WHAT YOU WILL DO
Select and reproduce each line of the listing below that bears the string "diagram".

::: RECORDS TO PROCESS :::

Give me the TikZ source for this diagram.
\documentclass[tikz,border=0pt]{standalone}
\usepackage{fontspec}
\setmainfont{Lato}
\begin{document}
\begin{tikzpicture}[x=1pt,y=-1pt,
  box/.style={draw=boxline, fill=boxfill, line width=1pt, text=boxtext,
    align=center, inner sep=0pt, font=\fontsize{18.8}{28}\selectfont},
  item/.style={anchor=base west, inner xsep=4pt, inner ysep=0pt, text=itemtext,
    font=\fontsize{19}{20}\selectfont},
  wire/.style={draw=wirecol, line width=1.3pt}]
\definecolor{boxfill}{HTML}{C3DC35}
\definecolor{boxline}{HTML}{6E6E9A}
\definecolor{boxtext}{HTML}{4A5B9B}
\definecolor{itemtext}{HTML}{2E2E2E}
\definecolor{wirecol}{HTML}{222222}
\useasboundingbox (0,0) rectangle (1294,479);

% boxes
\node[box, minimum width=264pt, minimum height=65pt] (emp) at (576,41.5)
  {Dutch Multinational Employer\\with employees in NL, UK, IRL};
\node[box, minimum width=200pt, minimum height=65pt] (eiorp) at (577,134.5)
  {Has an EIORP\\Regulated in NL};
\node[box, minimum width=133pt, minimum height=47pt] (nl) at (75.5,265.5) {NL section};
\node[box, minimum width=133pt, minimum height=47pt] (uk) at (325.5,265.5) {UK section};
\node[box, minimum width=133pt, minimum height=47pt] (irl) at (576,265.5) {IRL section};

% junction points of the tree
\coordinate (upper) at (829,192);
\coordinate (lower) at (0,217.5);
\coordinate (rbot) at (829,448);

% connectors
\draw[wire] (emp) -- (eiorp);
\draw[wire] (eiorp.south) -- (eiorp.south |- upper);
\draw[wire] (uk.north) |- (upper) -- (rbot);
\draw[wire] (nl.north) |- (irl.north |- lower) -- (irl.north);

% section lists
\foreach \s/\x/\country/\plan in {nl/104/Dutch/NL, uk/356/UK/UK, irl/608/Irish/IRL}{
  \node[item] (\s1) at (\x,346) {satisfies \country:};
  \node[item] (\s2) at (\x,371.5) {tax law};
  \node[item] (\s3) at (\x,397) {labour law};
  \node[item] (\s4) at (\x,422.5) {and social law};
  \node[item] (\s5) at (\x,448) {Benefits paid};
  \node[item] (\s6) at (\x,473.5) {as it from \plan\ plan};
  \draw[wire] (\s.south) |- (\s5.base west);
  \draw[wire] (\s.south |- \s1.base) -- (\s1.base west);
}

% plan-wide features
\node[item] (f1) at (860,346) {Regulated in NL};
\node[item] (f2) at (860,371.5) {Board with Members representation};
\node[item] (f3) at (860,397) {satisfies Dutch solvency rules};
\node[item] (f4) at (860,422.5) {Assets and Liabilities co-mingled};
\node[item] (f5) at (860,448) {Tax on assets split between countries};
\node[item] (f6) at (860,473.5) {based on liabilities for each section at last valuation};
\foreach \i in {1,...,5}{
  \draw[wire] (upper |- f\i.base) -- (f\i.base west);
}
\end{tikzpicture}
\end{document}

:::
::: RECORDS TO PROCESS :::

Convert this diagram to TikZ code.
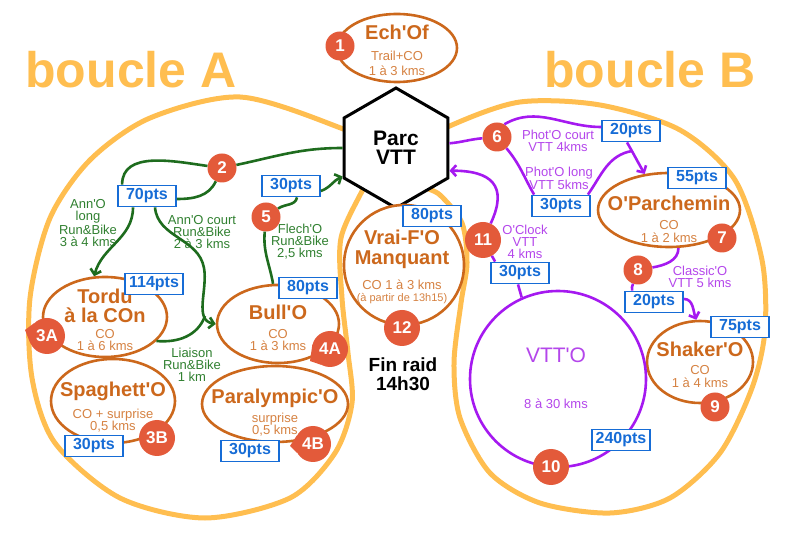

:::

RESULT FOR THIS EXERCISE
Give me the TikZ source for this diagram.
Convert this diagram to TikZ code.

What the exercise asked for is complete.